To be honest, it’s not new territory or ground breaking in many respects but it is so well written that the beauty of the prose keeps you hooked to the end.  And, I can say that my fear for the main characters was so very real that I could almost taste it.  I felt the horror that they felt as their worlds began to fall apart and their innocent illusions were ripped apart.  Particularly John.  He was so determined and yet so naive.  He seemed to blindly run into situations and you just wanted to stop him – and yet, in spite of his actions, whatever eventually happened had a feeling of inevitability.  I realise I’m probably sounding a little mysterious but it really is difficult to elaborate further.

The low down is this is a story of four young people and their rather bleak journey into adulthood.  There are rude awakenings and heartache aplenty and it won’t be for everyone although there’s also a glimmer of hope.  I try, as a rule, to shy away from comparisons but for me this author has a feel of DuMaurier or Tartt – a truly gifted writer with a way with words that compel you to read her stories even if, at first, they might not seem to be your usual bread and butter.  A harsh tale, beautifully told.

I received a copy through Netgalley, courtesy of the publisher, for which my thanks.  The above is my own opinion.

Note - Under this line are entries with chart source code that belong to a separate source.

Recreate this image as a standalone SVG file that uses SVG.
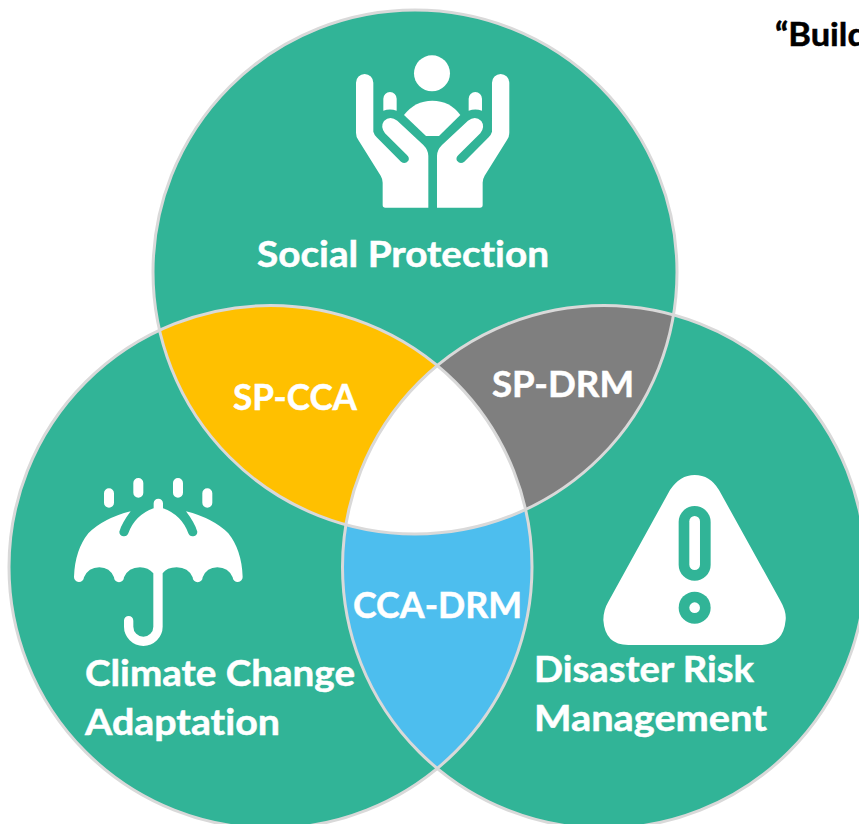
<svg xmlns="http://www.w3.org/2000/svg" xmlns:xlink="http://www.w3.org/1999/xlink" width="859" height="824" viewBox="0 0 859 824">
<style>
.c{fill:#31B497}
.o{fill:none;stroke:#D9D9D9;stroke-width:3}
.w{fill:#fff}
.g{fill:#31B497}
text{font-family:"Lato","Liberation Sans",sans-serif;font-weight:700;fill:#fff;font-size:36px;font-variant-ligatures:none;stroke:#fff;stroke-width:.5}
</style>
<defs>
<circle id="T" cx="415" cy="272" r="262"/>
<circle id="L" cx="270.5" cy="567" r="261.5"/>
<circle id="R" cx="604" cy="567" r="261.5"/>
<clipPath id="cT"><use xlink:href="#T" href="#T"/></clipPath>
<clipPath id="cL"><use xlink:href="#L" href="#L"/></clipPath>
<clipPath id="cR"><use xlink:href="#R" href="#R"/></clipPath>
<g id="hand">
<path class="w" d="M48,158A26,26 0 0 1 100,158L100,305Q103,315 110,322L183,395Q195,405 205,392Q210,383 200,374L135,310Q120,290 132,273Q150,255 172,272L250,345Q265,360 265,378L265,533L136,533Q128,533 128,525L128,458Q128,447 122,437L55,330Q48,320 48,308Z"/>
<path class="w" d="M130,242L130,206A20,20 0 0 1 170,206L170,242Q150,235 130,242Z"/>
</g>
</defs>
<rect width="859" height="824" fill="#fff"/>
<g id="social-protection">
<use xlink:href="#T" href="#T" class="c"/>
<g transform="translate(340,30) scale(.3333)">
<use xlink:href="#hand" href="#hand"/>
<use xlink:href="#hand" href="#hand" transform="translate(556,0) scale(-1,1)"/>
<circle class="w" cx="276" cy="130" r="54"/>
<path class="w" d="M192,255Q225,212 277,212Q330,212 361,255L297,318L258,318Z"/>
</g>
<text x="257" y="267" textLength="292" lengthAdjust="spacingAndGlyphs">Social Protection</text>
</g>
<g id="climate-change-adaptation">
<use xlink:href="#L" href="#L" class="c"/>
</g>
<g id="disaster-risk-management">
<use xlink:href="#R" href="#R" class="c"/>
</g>
<g id="sp-cca"><g clip-path="url(#cT)"><use xlink:href="#L" href="#L" fill="#FFC000"/></g></g>
<g id="sp-drm"><g clip-path="url(#cT)"><use xlink:href="#R" href="#R" fill="#7F7F7F"/></g></g>
<g id="cca-drm"><g clip-path="url(#cL)"><use xlink:href="#R" href="#R" fill="#4DBEEE"/></g></g>
<g id="centre"><g clip-path="url(#cT)"><g clip-path="url(#cL)"><use xlink:href="#R" href="#R" fill="#fff"/></g></g></g>
<g id="connectors">
<use xlink:href="#T" href="#T" class="o"/>
<use xlink:href="#L" href="#L" class="o"/>
<use xlink:href="#R" href="#R" class="o"/>
</g>
<g id="umbrella" transform="translate(60,470) scale(.3333)">
<g stroke="#fff" stroke-width="30" stroke-linecap="round"><path d="M147,70V98M235,39V68M354,39V68M442,70V98"/></g>
<path class="w" d="M212,124Q130,145 85,190Q45,240 42,320A15,15 0 0 0 72,322Q85,292 118,292Q150,292 162,322A15,15 0 0 0 192,322Q205,292 240,292Q265,292 280,310L280,470A30,30 0 0 1 220,470L220,452A14,14 0 0 0 192,452L192,470A58,58 0 0 0 308,470L308,310Q320,292 350,292Q385,292 398,322A15,15 0 0 0 428,322Q440,292 472,292Q505,292 518,322A15,15 0 0 0 548,320Q545,240 505,190Q460,145 378,124Q405,160 412,185A14,14 0 0 1 385,190Q365,135 309,115L309,100A14,14 0 0 0 281,100L281,115Q225,135 205,190A14,14 0 0 1 178,185Q185,160 212,124Z"/>
</g>
<g id="warning" transform="translate(590,460) scale(.3333)">
<path class="w" d="M240,90Q270,45 314,45Q360,45 387,90L570,420Q590,455 587,480Q580,555 510,555L115,555Q45,555 40,480Q40,450 55,425Z"/>
<rect class="g" x="266" y="138" width="96" height="224" rx="48"/>
<rect class="w" x="298" y="168" width="32" height="162" rx="16"/>
<circle class="g" cx="314" cy="443" r="48"/>
<circle class="w" cx="314" cy="443" r="16"/>
</g>
<text x="233" y="410" textLength="124" lengthAdjust="spacingAndGlyphs">SP-CCA</text>
<text x="492" y="397" textLength="142" lengthAdjust="spacingAndGlyphs">SP-DRM</text>
<text x="353" y="618" textLength="169" lengthAdjust="spacingAndGlyphs">CCA-DRM</text>
<text x="85" y="686" textLength="270" lengthAdjust="spacingAndGlyphs">Climate Change</text>
<text x="85" y="735" textLength="195" lengthAdjust="spacingAndGlyphs">Adaptation</text>
<text x="534" y="682" textLength="220" lengthAdjust="spacingAndGlyphs">Disaster Risk</text>
<text x="534" y="731" textLength="233" lengthAdjust="spacingAndGlyphs">Management</text>
<text x="775" y="46" textLength="92" lengthAdjust="spacingAndGlyphs" style="fill:#000;stroke:#000;font-size:32px">“Build</text>
</svg>
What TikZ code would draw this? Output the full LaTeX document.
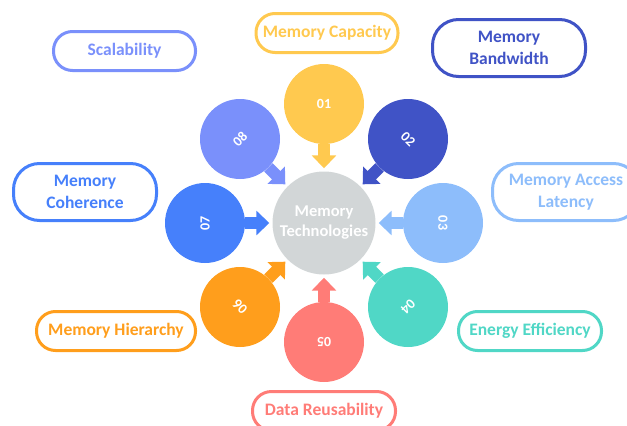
\documentclass[tikz,border=0pt]{standalone}
\usepackage{fontspec}
\setmainfont{Carlito}
\usetikzlibrary{arrows.meta}
\definecolor{cA}{HTML}{FFC94F}
\definecolor{cB}{HTML}{4053C6}
\definecolor{cC}{HTML}{8DBDFB}
\definecolor{cD}{HTML}{50D7C6}
\definecolor{cE}{HTML}{FF7C77}
\definecolor{cF}{HTML}{FF9E1C}
\definecolor{cG}{HTML}{4680FB}
\definecolor{cH}{HTML}{7A90FB}
\definecolor{cCtr}{HTML}{D2D6D7}
\tikzset{
  num/.style={circle, minimum size=80pt, inner sep=0pt, text=white, font=\bfseries\fontsize{14}{16}\selectfont},
  pill/.style={draw=#1, text=#1, line width=3pt, fill=white, inner sep=2pt, align=center,
     font=\bfseries\fontsize{17.5}{22}\selectfont},
  oneline/.style={minimum height=39pt, rounded corners=19pt},
  twoline/.style={minimum height=57pt, rounded corners=26pt},
  blk/.style={line width=12pt, -{Triangle[width=24pt,length=13pt]}, shorten >=3pt, #1}
}
\begin{document}
\begin{tikzpicture}[x=1pt,y=-1pt]
\useasboundingbox (0,0) rectangle (627,426);
% center
\node[circle, fill=cCtr, minimum size=103pt, inner sep=0pt, text=white, align=center,
  font=\bfseries\fontsize{16.5}{20}\selectfont] (ctr) at (324,223) {Memory\\Technologies};
% numbered circles
\node[num, fill=cA] (n1) at (324,104) {01};
\node[num, fill=cB, rotate=-45] (n2) at (408,139) {02};
\node[num, fill=cC, rotate=-90] (n3) at (443,223) {03};
\node[num, fill=cD, rotate=-135] (n4) at (408,307) {04};
\node[num, fill=cE, rotate=180] (n5) at (324,342) {05};
\node[num, fill=cF, rotate=135] (n6) at (240,307) {06};
\node[num, fill=cG, rotate=90] (n7) at (205,223) {07};
\node[num, fill=cH, rotate=45] (n8) at (240,139) {08};
% block arrows
\draw[blk=cA] (n1) -- (ctr);
\draw[blk=cB] (n2) -- (ctr);
\draw[blk=cC] (n3) -- (ctr);
\draw[blk=cD] (n4) -- (ctr);
\draw[blk=cE] (n5) -- (ctr);
\draw[blk=cF] (n6) -- (ctr);
\draw[blk=cG] (n7) -- (ctr);
\draw[blk=cH] (n8) -- (ctr);
% labels
\node[pill=cA, oneline, minimum width=142pt] (lA) at (327,33) {Memory Capacity};
\node[pill=cB, twoline, minimum width=153pt] (lB) at (509,48) {Memory\\Bandwidth};
\node[pill=cC, twoline, minimum width=147pt] (lC) at (566,192) {Memory Access\\Latency};
\node[pill=cD, oneline, minimum width=143pt] (lD) at (530,331) {Energy Efficiency};
\node[pill=cE, oneline, minimum width=143pt] (lE) at (324,411) {Data Reusability};
\node[pill=cF, oneline, minimum width=159pt] (lF) at (116,331) {Memory Hierarchy};
\node[pill=cG, twoline, minimum width=143pt] (lG) at (85,192) {Memory\\Coherence};
\node[pill=cH, oneline, minimum width=142pt] (lH) at (124.5,51) {Scalability};
\end{tikzpicture}
\end{document}
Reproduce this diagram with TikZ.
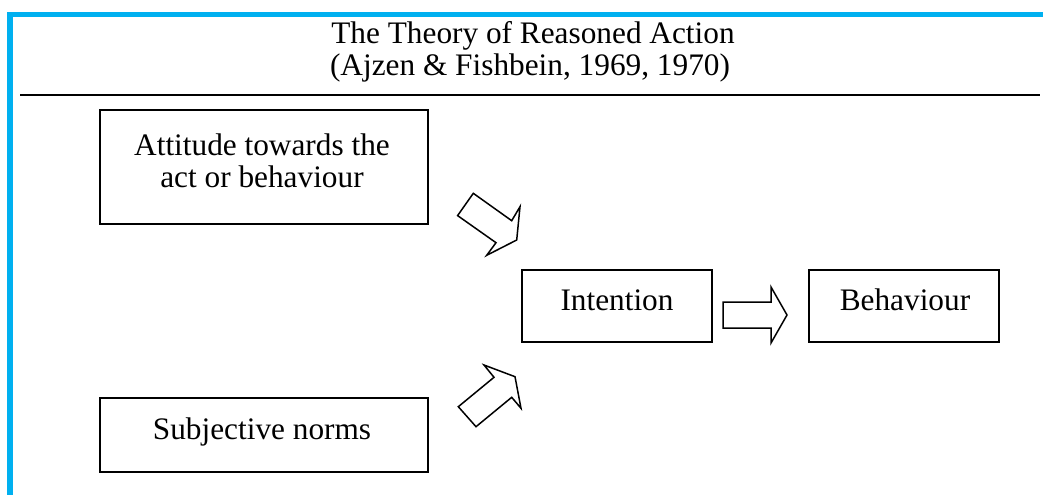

16 Responses to “Bitter Sun by Beth Lewis”

  1. Captain's Quarters

    I have the wolf road on me list. I think I will read that one first to see if I like the writing style. Though ye don’t make this one sound interesting even if I tend to have sci-fi or fantasy in most of me stories. Nice review.
    x The Captain

    • @lynnsbooks

      I loved the Wolf Road – this is quite different and with no fantasy elements. I love the writing but the story itself might be difficult for some.
      Lynn 😀

  2. Tammy

    I’m glad you reviewed this, I’ve been waiting to read a review. This is definitely something I would love, I think.

    • @lynnsbooks

      It doesn’t pull any punches, it’s one of those books that you can feel the sweltering heat and the tensions rise.
      Lynn 😀

  3. Mogsy @ BiblioSanctum

    It sounds very different from The Wolf Road, to be honest, but I’m still very interested in reading more of her work. I hope this one comes out stateside soon!

    • @lynnsbooks

      It is very different indeed. No fantasy elements to this one. A bleak and uncompromising read but well written and that holds you rapt. Although not for everyone.
      Lynn 😀

  4. Kathy @Pages Below the Vaulted Sky

    You had me at “coming of age story.” 😀 I would read all and every coming of age book if I could, and this sounds absolutely fantastic. I can just feel the claustrophobic atmosphere from your description and the comparison to Donna Tartt makes me even more excited to pick this up!

    • @lynnsbooks

      I loved the writing. It’s a slow burn, you can feel the tension, the heat, the way everyone is cranking up to something horrible. Bleak, harsh, compelling.
      Lynn 😀

  5. maddalena@spaceandsorcery

    The way this book affected you comes across very clearly from your review, enough that I would not think twice about leaving my own preferred path of speculative fiction to read this novel, based on your recommendation alone.
    Thank you so much for sharing this! 🙂

    • @lynnsbooks

      It’s a very strong story, well written, harsh and a bit shocking. Definitely a good read although not for everyone and not in the realms of fantasy so not my usual read.
      Lynn 😀

  6. waytoofantasy

    Oh, I feel like I may like this one. I do love Du Maurier.

    • @lynnsbooks

      Well, just to be clear, and this is why I so rarely make comparisons, this isn’t like a story that DuMaurier would write in terms of content (this is really quite harsh) but, the writing is beautiful and her style really held me glued – which is how I felt about DuMaurier and Tartt.
      Lynn 😀

  7. jessicabookworm

    Lynn, I fear this would be bleak and dark for me, however your description of friends in a small town during a sultry summer reminds me of Dandelion Wine by Ray Bradbury.

    • @lynnsbooks

      Ahh, interesting. I still haven’t read that one even though I did pick up a copy and I love the author. Yes, this is definitely a bleak story – very bleak. The writing is excellent but I think it won’t be for everyone.